* [Exercise objective]: In full and without alteration, repeat the material.

* [Data]:
—————

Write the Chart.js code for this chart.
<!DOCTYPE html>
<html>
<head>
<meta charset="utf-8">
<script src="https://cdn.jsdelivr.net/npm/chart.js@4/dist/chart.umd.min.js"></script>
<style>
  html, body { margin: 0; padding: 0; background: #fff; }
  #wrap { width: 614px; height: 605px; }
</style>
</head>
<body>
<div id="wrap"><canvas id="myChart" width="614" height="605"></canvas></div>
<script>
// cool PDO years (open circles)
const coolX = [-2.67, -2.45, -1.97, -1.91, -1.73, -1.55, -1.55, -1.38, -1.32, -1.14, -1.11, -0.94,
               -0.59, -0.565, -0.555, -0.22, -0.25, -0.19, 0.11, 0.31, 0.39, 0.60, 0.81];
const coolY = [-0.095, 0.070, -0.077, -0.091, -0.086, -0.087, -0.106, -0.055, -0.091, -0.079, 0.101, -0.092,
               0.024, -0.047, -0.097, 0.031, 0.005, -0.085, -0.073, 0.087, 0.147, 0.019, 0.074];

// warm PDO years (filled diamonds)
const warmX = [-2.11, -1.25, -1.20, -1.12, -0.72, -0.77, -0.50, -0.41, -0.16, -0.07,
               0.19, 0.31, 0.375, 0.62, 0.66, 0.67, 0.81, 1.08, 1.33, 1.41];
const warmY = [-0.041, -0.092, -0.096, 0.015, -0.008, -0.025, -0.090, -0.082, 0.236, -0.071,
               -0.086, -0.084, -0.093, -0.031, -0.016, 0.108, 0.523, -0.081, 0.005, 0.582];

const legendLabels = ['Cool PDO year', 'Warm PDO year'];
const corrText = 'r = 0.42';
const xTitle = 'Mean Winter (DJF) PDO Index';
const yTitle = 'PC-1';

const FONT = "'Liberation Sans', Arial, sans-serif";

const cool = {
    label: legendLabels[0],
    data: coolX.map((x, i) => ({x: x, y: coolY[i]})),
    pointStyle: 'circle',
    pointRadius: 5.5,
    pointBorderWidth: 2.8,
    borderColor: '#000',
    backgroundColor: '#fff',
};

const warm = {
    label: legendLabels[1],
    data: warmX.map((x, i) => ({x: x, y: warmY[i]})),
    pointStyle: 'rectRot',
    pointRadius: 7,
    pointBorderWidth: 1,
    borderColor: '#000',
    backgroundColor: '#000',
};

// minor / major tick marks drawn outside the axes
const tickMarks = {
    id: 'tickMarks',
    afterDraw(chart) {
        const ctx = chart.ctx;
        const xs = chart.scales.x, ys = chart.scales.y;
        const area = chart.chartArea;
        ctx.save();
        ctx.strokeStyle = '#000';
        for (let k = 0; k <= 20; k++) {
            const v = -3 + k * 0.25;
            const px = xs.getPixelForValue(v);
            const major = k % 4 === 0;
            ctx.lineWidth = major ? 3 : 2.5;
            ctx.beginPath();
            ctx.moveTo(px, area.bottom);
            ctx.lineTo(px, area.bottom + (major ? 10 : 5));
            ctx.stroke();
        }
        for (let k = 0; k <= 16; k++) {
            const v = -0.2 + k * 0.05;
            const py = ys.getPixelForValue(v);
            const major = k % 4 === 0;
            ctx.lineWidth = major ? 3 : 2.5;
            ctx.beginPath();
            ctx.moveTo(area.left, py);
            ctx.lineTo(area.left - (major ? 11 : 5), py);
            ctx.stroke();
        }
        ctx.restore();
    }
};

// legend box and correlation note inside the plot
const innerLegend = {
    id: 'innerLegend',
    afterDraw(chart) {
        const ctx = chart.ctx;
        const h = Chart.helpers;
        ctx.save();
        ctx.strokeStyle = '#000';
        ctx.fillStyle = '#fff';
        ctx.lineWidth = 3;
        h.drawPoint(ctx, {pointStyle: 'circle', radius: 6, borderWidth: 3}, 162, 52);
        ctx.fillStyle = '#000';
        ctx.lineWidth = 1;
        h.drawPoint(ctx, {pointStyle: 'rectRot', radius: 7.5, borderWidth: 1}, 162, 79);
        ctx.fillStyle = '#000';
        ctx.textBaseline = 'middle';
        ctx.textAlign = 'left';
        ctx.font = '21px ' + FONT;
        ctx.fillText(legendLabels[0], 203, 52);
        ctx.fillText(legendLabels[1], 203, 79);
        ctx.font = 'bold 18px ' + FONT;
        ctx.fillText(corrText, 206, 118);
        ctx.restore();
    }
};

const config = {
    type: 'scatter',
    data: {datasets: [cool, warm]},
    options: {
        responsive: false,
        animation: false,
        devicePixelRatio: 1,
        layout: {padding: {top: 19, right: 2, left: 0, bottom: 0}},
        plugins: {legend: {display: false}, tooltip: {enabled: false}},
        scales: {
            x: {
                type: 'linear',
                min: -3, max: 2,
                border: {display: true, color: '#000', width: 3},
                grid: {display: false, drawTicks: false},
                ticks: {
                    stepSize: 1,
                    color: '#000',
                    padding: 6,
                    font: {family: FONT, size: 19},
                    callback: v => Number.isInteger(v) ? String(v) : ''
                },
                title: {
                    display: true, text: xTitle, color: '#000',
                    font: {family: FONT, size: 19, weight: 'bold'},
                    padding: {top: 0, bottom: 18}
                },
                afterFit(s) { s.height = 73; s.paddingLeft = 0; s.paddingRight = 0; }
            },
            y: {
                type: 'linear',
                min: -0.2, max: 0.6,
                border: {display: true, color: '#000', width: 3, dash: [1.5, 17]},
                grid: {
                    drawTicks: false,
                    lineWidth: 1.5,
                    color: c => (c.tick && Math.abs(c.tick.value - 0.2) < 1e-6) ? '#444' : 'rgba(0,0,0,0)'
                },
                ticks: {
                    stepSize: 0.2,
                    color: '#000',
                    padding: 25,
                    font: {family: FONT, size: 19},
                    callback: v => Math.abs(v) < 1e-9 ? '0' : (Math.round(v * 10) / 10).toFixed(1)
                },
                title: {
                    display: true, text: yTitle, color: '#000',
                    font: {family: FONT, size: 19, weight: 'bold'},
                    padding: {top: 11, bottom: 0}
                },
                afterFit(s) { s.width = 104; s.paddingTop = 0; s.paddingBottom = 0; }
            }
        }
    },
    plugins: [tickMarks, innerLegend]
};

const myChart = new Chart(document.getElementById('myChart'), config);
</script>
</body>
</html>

—————

* [Result of this exercise]:
Write the Chart.js code for this chart.
<!DOCTYPE html>
<html>
<head>
<meta charset="utf-8">
<script src="https://cdn.jsdelivr.net/npm/chart.js@4/dist/chart.umd.min.js"></script>
<style>
  html, body { margin: 0; padding: 0; background: #fff; }
  #wrap { width: 614px; height: 605px; }
</style>
</head>
<body>
<div id="wrap"><canvas id="myChart" width="614" height="605"></canvas></div>
<script>
// cool PDO years (open circles)
const coolX = [-2.67, -2.45, -1.97, -1.91, -1.73, -1.55, -1.55, -1.38, -1.32, -1.14, -1.11, -0.94,
               -0.59, -0.565, -0.555, -0.22, -0.25, -0.19, 0.11, 0.31, 0.39, 0.60, 0.81];
const coolY = [-0.095, 0.070, -0.077, -0.091, -0.086, -0.087, -0.106, -0.055, -0.091, -0.079, 0.101, -0.092,
               0.024, -0.047, -0.097, 0.031, 0.005, -0.085, -0.073, 0.087, 0.147, 0.019, 0.074];

// warm PDO years (filled diamonds)
const warmX = [-2.11, -1.25, -1.20, -1.12, -0.72, -0.77, -0.50, -0.41, -0.16, -0.07,
               0.19, 0.31, 0.375, 0.62, 0.66, 0.67, 0.81, 1.08, 1.33, 1.41];
const warmY = [-0.041, -0.092, -0.096, 0.015, -0.008, -0.025, -0.090, -0.082, 0.236, -0.071,
               -0.086, -0.084, -0.093, -0.031, -0.016, 0.108, 0.523, -0.081, 0.005, 0.582];

const legendLabels = ['Cool PDO year', 'Warm PDO year'];
const corrText = 'r = 0.42';
const xTitle = 'Mean Winter (DJF) PDO Index';
const yTitle = 'PC-1';

const FONT = "'Liberation Sans', Arial, sans-serif";

const cool = {
    label: legendLabels[0],
    data: coolX.map((x, i) => ({x: x, y: coolY[i]})),
    pointStyle: 'circle',
    pointRadius: 5.5,
    pointBorderWidth: 2.8,
    borderColor: '#000',
    backgroundColor: '#fff',
};

const warm = {
    label: legendLabels[1],
    data: warmX.map((x, i) => ({x: x, y: warmY[i]})),
    pointStyle: 'rectRot',
    pointRadius: 7,
    pointBorderWidth: 1,
    borderColor: '#000',
    backgroundColor: '#000',
};

// minor / major tick marks drawn outside the axes
const tickMarks = {
    id: 'tickMarks',
    afterDraw(chart) {
        const ctx = chart.ctx;
        const xs = chart.scales.x, ys = chart.scales.y;
        const area = chart.chartArea;
        ctx.save();
        ctx.strokeStyle = '#000';
        for (let k = 0; k <= 20; k++) {
            const v = -3 + k * 0.25;
            const px = xs.getPixelForValue(v);
            const major = k % 4 === 0;
            ctx.lineWidth = major ? 3 : 2.5;
            ctx.beginPath();
            ctx.moveTo(px, area.bottom);
            ctx.lineTo(px, area.bottom + (major ? 10 : 5));
            ctx.stroke();
        }
        for (let k = 0; k <= 16; k++) {
            const v = -0.2 + k * 0.05;
            const py = ys.getPixelForValue(v);
            const major = k % 4 === 0;
            ctx.lineWidth = major ? 3 : 2.5;
            ctx.beginPath();
            ctx.moveTo(area.left, py);
            ctx.lineTo(area.left - (major ? 11 : 5), py);
            ctx.stroke();
        }
        ctx.restore();
    }
};

// legend box and correlation note inside the plot
const innerLegend = {
    id: 'innerLegend',
    afterDraw(chart) {
        const ctx = chart.ctx;
        const h = Chart.helpers;
        ctx.save();
        ctx.strokeStyle = '#000';
        ctx.fillStyle = '#fff';
        ctx.lineWidth = 3;
        h.drawPoint(ctx, {pointStyle: 'circle', radius: 6, borderWidth: 3}, 162, 52);
        ctx.fillStyle = '#000';
        ctx.lineWidth = 1;
        h.drawPoint(ctx, {pointStyle: 'rectRot', radius: 7.5, borderWidth: 1}, 162, 79);
        ctx.fillStyle = '#000';
        ctx.textBaseline = 'middle';
        ctx.textAlign = 'left';
        ctx.font = '21px ' + FONT;
        ctx.fillText(legendLabels[0], 203, 52);
        ctx.fillText(legendLabels[1], 203, 79);
        ctx.font = 'bold 18px ' + FONT;
        ctx.fillText(corrText, 206, 118);
        ctx.restore();
    }
};

const config = {
    type: 'scatter',
    data: {datasets: [cool, warm]},
    options: {
        responsive: false,
        animation: false,
        devicePixelRatio: 1,
        layout: {padding: {top: 19, right: 2, left: 0, bottom: 0}},
        plugins: {legend: {display: false}, tooltip: {enabled: false}},
        scales: {
            x: {
                type: 'linear',
                min: -3, max: 2,
                border: {display: true, color: '#000', width: 3},
                grid: {display: false, drawTicks: false},
                ticks: {
                    stepSize: 1,
                    color: '#000',
                    padding: 6,
                    font: {family: FONT, size: 19},
                    callback: v => Number.isInteger(v) ? String(v) : ''
                },
                title: {
                    display: true, text: xTitle, color: '#000',
                    font: {family: FONT, size: 19, weight: 'bold'},
                    padding: {top: 0, bottom: 18}
                },
                afterFit(s) { s.height = 73; s.paddingLeft = 0; s.paddingRight = 0; }
            },
            y: {
                type: 'linear',
                min: -0.2, max: 0.6,
                border: {display: true, color: '#000', width: 3, dash: [1.5, 17]},
                grid: {
                    drawTicks: false,
                    lineWidth: 1.5,
                    color: c => (c.tick && Math.abs(c.tick.value - 0.2) < 1e-6) ? '#444' : 'rgba(0,0,0,0)'
                },
                ticks: {
                    stepSize: 0.2,
                    color: '#000',
                    padding: 25,
                    font: {family: FONT, size: 19},
                    callback: v => Math.abs(v) < 1e-9 ? '0' : (Math.round(v * 10) / 10).toFixed(1)
                },
                title: {
                    display: true, text: yTitle, color: '#000',
                    font: {family: FONT, size: 19, weight: 'bold'},
                    padding: {top: 11, bottom: 0}
                },
                afterFit(s) { s.width = 104; s.paddingTop = 0; s.paddingBottom = 0; }
            }
        }
    },
    plugins: [tickMarks, innerLegend]
};

const myChart = new Chart(document.getElementById('myChart'), config);
</script>
</body>
</html>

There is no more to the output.